Both panels were evaluated on the test set of simulated sera. (A) Percent of simulated sera with one or two true positive (red) and one or two+ false positive (blue) signals. (B) Number of simulated sera with true positive (red, out of a maximum of 900) and false positive (blue) signals for each of the ten antibody specificities from the reference set (colored columns).
Fig 4
Fig 4. NFP analysis of mAb combinations and donor sera for virus panel f61.
(A) NFP predictions for ten pairwise mAb combinations (rows), 1:1 ratio. Values shown are the NFP delineation scores for each of ten antibody specificities (columns) in each mAb combination; colored heatmap is proportional to the respective delineation scores. (B) Correlation between serum delineation error and strain-potency mismatch for the ten mAb pairs from (A). (C) NFP predictions for ten pairwise mAb combinations, 2:1 ratio. (D) Agreement between NFP predictions and actual specificities for the mAb combinations in (A,C). (E) NFP analysis of eight donor sera against f61 and the published 21-strain panel. Dotted-line boxes highlight experimentally confirmed specificities.
Fig 5
Fig 5. Prediction of potentially novel specificities and confidence scores in NFP analysis with virus panel f61.
(A) Histograms of residual scores for simulated sera with dominant known (green) vs. unknown (red) specificities. (B) Frequency of predicted known antibody signals (colored) for simulated sera with unknown specificities. (C-E) Relationship between serum delineation error (a measure of NFP prediction accuracy) and three confidence scores: (C) residual scores (for values of at least -0.5), (D) median of the ten delineation scores, and (E) frequency of random signals for a set of simulated sera with dominant known antibody specificities (dots). For each of the three confidence scores, higher values were generally associated with greater serum delineation errors. (F) Complementarity of confidence scores. Shown are the frequency of random signals and median of delineation scores for simulated sera (dots) with residual scores less than -0.1.
Fig 6
Fig 6. Simulation of cohort-level analysis of polyclonal antibody responses.
Three sets of NFP analyses were performed: (left) original NFP algorithms with the published 21-strain panel, (middle) original NFP algorithms with a selected 50-strain panel, and (right) next-generation NFP algorithms with the selected 50-strain panel. (A) Analysis for a simulated sample with 50% sera with potentially novel specificities, and 25% each of sera with 1 or 2 dominant known specificities.

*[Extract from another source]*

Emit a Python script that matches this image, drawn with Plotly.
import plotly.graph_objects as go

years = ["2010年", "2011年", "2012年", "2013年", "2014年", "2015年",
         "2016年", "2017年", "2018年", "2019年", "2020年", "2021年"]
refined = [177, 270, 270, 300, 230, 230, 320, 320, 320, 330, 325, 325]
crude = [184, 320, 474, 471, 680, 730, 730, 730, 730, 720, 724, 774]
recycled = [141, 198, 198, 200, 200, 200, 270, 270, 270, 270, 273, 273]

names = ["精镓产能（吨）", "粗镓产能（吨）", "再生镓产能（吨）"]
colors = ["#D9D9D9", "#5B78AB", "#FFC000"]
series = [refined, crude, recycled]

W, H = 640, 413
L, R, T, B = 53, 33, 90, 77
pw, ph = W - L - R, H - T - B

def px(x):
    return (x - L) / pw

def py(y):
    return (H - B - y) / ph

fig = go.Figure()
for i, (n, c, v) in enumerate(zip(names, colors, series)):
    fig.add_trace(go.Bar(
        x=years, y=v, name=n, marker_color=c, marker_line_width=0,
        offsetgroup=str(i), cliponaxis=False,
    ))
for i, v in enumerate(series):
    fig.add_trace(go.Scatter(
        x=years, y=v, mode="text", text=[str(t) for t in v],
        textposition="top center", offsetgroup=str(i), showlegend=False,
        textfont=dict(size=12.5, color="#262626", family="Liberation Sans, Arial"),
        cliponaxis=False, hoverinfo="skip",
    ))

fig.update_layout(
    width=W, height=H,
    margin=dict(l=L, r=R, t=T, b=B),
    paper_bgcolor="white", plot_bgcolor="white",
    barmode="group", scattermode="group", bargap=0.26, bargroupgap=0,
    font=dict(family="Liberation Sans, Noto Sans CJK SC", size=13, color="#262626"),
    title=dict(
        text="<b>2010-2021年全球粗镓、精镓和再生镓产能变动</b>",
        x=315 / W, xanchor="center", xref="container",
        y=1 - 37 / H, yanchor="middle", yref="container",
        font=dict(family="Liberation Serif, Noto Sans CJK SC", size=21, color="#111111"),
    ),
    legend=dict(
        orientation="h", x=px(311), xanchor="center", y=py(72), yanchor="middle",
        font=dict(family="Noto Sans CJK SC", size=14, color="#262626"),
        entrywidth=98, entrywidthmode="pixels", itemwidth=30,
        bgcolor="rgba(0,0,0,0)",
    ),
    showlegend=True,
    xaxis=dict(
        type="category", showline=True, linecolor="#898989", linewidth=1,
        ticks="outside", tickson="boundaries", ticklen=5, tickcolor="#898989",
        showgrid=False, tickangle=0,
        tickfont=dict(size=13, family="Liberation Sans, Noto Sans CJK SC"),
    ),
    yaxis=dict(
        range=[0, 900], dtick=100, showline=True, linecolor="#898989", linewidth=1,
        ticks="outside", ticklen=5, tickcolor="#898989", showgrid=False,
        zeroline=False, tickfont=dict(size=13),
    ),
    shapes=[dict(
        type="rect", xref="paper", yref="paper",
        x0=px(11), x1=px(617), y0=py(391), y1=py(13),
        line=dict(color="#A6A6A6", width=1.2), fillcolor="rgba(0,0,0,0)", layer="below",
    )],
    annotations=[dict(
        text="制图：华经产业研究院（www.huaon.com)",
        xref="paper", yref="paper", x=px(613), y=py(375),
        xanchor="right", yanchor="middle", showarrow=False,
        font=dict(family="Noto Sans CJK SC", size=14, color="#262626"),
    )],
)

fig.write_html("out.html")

For each antibody specificity from the reference set (colored labels), shown are fold differences between actual and predicted prevalence in 1,000 samples of 200 sera each. Boxes represent 25–75 percentiles of the data, with vertical bars corresponding to the 10–90 percentiles, and the median shown as a horizontal line within each box. (B) Analysis for different distributions of simulated sera with known (rows) vs. potentially novel (columns) specificities. Each value shown is the average of the median fold differences for each of the ten specificities given the respective distribution of sera. Values are colored as a red-white heatmap.
Fig 7
Fig 7. Large-scale analysis of HIV-infected donors.

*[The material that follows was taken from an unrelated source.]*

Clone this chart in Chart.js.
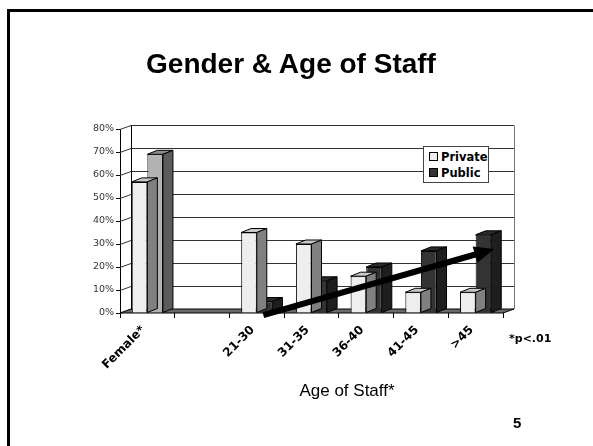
<!DOCTYPE html>
<html><head><meta charset="utf-8">
<script src="https://cdn.jsdelivr.net/npm/chart.js@4"></script>
<style>
html,body{margin:0;padding:0;background:#fff;width:593px;height:446px;overflow:hidden;position:relative;}
#frame{position:absolute;left:7px;top:9px;width:700px;height:600px;border-left:3px solid #000;border-top:3px solid #000;}
#title{position:absolute;left:0;width:582px;top:50px;text-align:center;font:bold 28px 'Liberation Sans',Arial,sans-serif;line-height:28px;color:#000;white-space:nowrap;}
#xtitle{position:absolute;left:247px;width:200px;top:382px;text-align:center;font:17px 'Liberation Sans',Arial,sans-serif;line-height:17px;color:#000;white-space:nowrap;}
#note{position:absolute;left:509px;top:333px;font:bold 11px 'DejaVu Sans',sans-serif;line-height:11px;color:#000;white-space:nowrap;}
#page{position:absolute;left:513px;top:415px;font:bold 15px 'Liberation Sans',Arial,sans-serif;line-height:15px;color:#000;}
#legend{position:absolute;left:423px;top:146px;width:64px;height:35px;border:1px solid #444;background:#fff;font:bold 11.5px 'DejaVu Sans',sans-serif;color:#000;}
#legend .it{position:absolute;left:5px;height:14px;line-height:14px;white-space:nowrap;}
#legend .sw{display:inline-block;width:7px;height:7px;border:1px solid #000;margin-right:3px;vertical-align:0px;}
canvas{position:absolute;left:0;top:0;}
</style></head>
<body>
<div id="frame"></div>
<canvas id="c" width="593" height="446"></canvas>
<div id="title">Gender &amp; Age of Staff</div>
<div id="xtitle">Age of Staff*</div>
<div id="note">*p&lt;.01</div>
<div id="page">5</div>
<div id="legend">
  <div class="it" style="top:3px"><span class="sw" style="background:#eeeeee"></span>Private</div>
  <div class="it" style="top:19px"><span class="sw" style="background:#333333"></span>Public</div>
</div>
<script>
// ---- data ----
const categories = ['Female*', '', '21-30', '31-35', '36-40', '41-45', '>45'];
const seriesNames = ['Private', 'Public'];
const privateValues = [57, null, 35, 30, 16, 9, 9];
const publicValues = [69, null, 5, 14, 20, 27, 34];
const yTickValues = [0, 10, 20, 30, 40, 50, 60, 70, 80];
// trend arrow, in (category index, percent) units
const trendArrowStart = [2.12, -0.9];
const trendArrowEnd = [6.34, 27.8];

// ---- styles ----
const privateFaces = {front: '#eeeeee', top: '#c8c8c8', side: '#808080'};
const publicFaces = {front: '#333333', top: '#2a2a2a', side: '#1e1e1e'};
const femalePublicFaces = {front: '#b3b3b3', top: '#8c8c8c', side: '#5c5c5c'};
const WALL_DX = 11, WALL_DY = 4, BAR_DX = 10, BAR_DY = 4;

function facesFor(dsIndex, i) {
  if (dsIndex === 0) return privateFaces;
  return i === 0 ? femalePublicFaces : publicFaces;
}

function poly(ctx, pts, fill, stroke) {
  ctx.beginPath();
  ctx.moveTo(pts[0][0], pts[0][1]);
  for (let k = 1; k < pts.length; k++) ctx.lineTo(pts[k][0], pts[k][1]);
  ctx.closePath();
  if (fill) { ctx.fillStyle = fill; ctx.fill(); }
  if (stroke) { ctx.strokeStyle = stroke; ctx.lineWidth = 1; ctx.stroke(); }
}

const threeD = {
  id: 'threeD',
  beforeDatasetsDraw(chart) {
    const ctx = chart.ctx, a = chart.chartArea, y = chart.scales.y;
    ctx.save();
    const L = a.left, R = a.right, B = a.bottom;
    yTickValues.forEach(v => {
      const py = Math.round(y.getPixelForValue(v)) + 0.5;
      ctx.strokeStyle = '#333'; ctx.lineWidth = 1;
      ctx.beginPath(); ctx.moveTo(L + WALL_DX, py - WALL_DY); ctx.lineTo(R + WALL_DX, py - WALL_DY); ctx.stroke();
      ctx.beginPath(); ctx.moveTo(L, py); ctx.lineTo(L + WALL_DX, py - WALL_DY); ctx.stroke();
    });
    const topY = Math.round(y.getPixelForValue(80)) + 0.5;
    ctx.strokeStyle = '#000';
    ctx.beginPath(); ctx.moveTo(L + WALL_DX + 0.5, topY - WALL_DY); ctx.lineTo(L + WALL_DX + 0.5, B - WALL_DY); ctx.stroke();
    ctx.strokeStyle = '#777';
    ctx.beginPath(); ctx.moveTo(R + WALL_DX + 0.5, topY - WALL_DY); ctx.lineTo(R + WALL_DX + 0.5, B - WALL_DY); ctx.stroke();
    poly(ctx, [[L, B], [R, B], [R + WALL_DX, B - WALL_DY], [L + WALL_DX, B - WALL_DY]], '#6a6a6a', '#000');
    ctx.restore();
  },
  afterDatasetDraw(chart, args) {
    const ctx = chart.ctx, meta = args.meta, di = args.index;
    const data = chart.data.datasets[di].data;
    ctx.save();
    meta.data.forEach((el, i) => {
      if (data[i] === null || data[i] === undefined) return;
      const p = el.getProps(['x', 'y', 'base', 'width'], true);
      const l = p.x - p.width / 2, r = p.x + p.width / 2, t = p.y, b = p.base;
      const f = facesFor(di, i);
      poly(ctx, [[l, t], [r, t], [r + BAR_DX, t - BAR_DY], [l + BAR_DX, t - BAR_DY]], f.top, '#000');
      poly(ctx, [[r, t], [r + BAR_DX, t - BAR_DY], [r + BAR_DX, b - BAR_DY], [r, b]], f.side, '#000');
    });
    ctx.restore();
  },
  afterDraw(chart) {
    const ctx = chart.ctx, xs = chart.scales.x, ys = chart.scales.y;
    const x0 = xs.getPixelForValue(trendArrowStart[0]), y0 = ys.getPixelForValue(trendArrowStart[1]);
    const x1 = xs.getPixelForValue(trendArrowEnd[0]), y1 = ys.getPixelForValue(trendArrowEnd[1]);
    const ang = Math.atan2(y1 - y0, x1 - x0);
    const headLen = 20, headHalf = 8.5;
    const bx = x1 - headLen * Math.cos(ang), by = y1 - headLen * Math.sin(ang);
    ctx.save();
    ctx.strokeStyle = '#000'; ctx.lineWidth = 6; ctx.lineCap = 'butt';
    ctx.beginPath(); ctx.moveTo(x0, y0); ctx.lineTo(bx + 2 * Math.cos(ang), by + 2 * Math.sin(ang)); ctx.stroke();
    ctx.fillStyle = '#000';
    ctx.beginPath();
    ctx.moveTo(x1, y1);
    ctx.lineTo(bx + headHalf * Math.sin(ang), by - headHalf * Math.cos(ang));
    ctx.lineTo(bx - headHalf * Math.sin(ang), by + headHalf * Math.cos(ang));
    ctx.closePath(); ctx.fill();
    ctx.restore();
  }
};

new Chart(document.getElementById('c'), {
  type: 'bar',
  data: {
    labels: categories,
    datasets: [
      {label: seriesNames[0], data: privateValues, backgroundColor: privateFaces.front, borderColor: '#000', borderWidth: 1,
       categoryPercentage: 0.57, barPercentage: 1.0},
      {label: seriesNames[1], data: publicValues,
       backgroundColor: (c) => facesFor(1, c.dataIndex).front, borderColor: '#000', borderWidth: 1,
       categoryPercentage: 0.57, barPercentage: 1.0}
    ]
  },
  options: {
    responsive: false, animation: false, devicePixelRatio: 1,
    layout: {padding: {left: 0, right: 90, top: 129, bottom: 0}},
    plugins: {legend: {display: false}, tooltip: {enabled: false}, title: {display: false}},
    scales: {
      x: {
        offset: true,
        grid: {display: true, drawOnChartArea: false, drawTicks: true, tickLength: 5, color: '#000', offset: true},
        border: {display: false},
        ticks: {maxRotation: 45, minRotation: 45, autoSkip: false, color: '#000', padding: 5, labelOffset: -4,
                font: {family: 'DejaVu Sans', weight: 'bold', size: 12}},
        afterFit(s) { s.height = 133; }
      },
      y: {
        min: 0, max: 80,
        afterBuildTicks(s) { s.ticks = yTickValues.map(v => ({value: v})); },
        ticks: {callback: v => v + '%', color: '#333', padding: 2, font: {family: 'DejaVu Sans', size: 9.5}},
        grid: {drawOnChartArea: false, tickLength: 4, color: '#000'},
        border: {display: true, color: '#000', width: 1},
        afterFit(s) { s.width = 120; }
      }
    }
  },
  plugins: [threeD]
});
</script>
</body></html>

(A) NFP predictions for 143 donor plasma were divided into three groups: plasma with dominant known specificities, with potentially novel specificities, or with inconclusive delineation. (B) Delineated antibody specificities for the 50 plasma with predicted dominant known specificities. Also shown are the clade of infection (A, B, C, D; 1: CRF 01; 7: CRF 07; NA: unknown), neutralization breadth, as well as the three confidence scores, for each sample. The number of positive signals for clades B and C are shown at the bottom, with the ‘Other’ category including both non-B and non-C as well as samples with unknown clades. (C) Prevalence of 10E8-like signals in clade B vs. non-B samples. (D) Overall prevalence of antibody specificities (thick bars) in the 50 samples from (B), and adjusted predictions after the application of the cohort-level NFP algorithm (thin bars). The analysis was based on the selected 50-strain panel from Fig 6.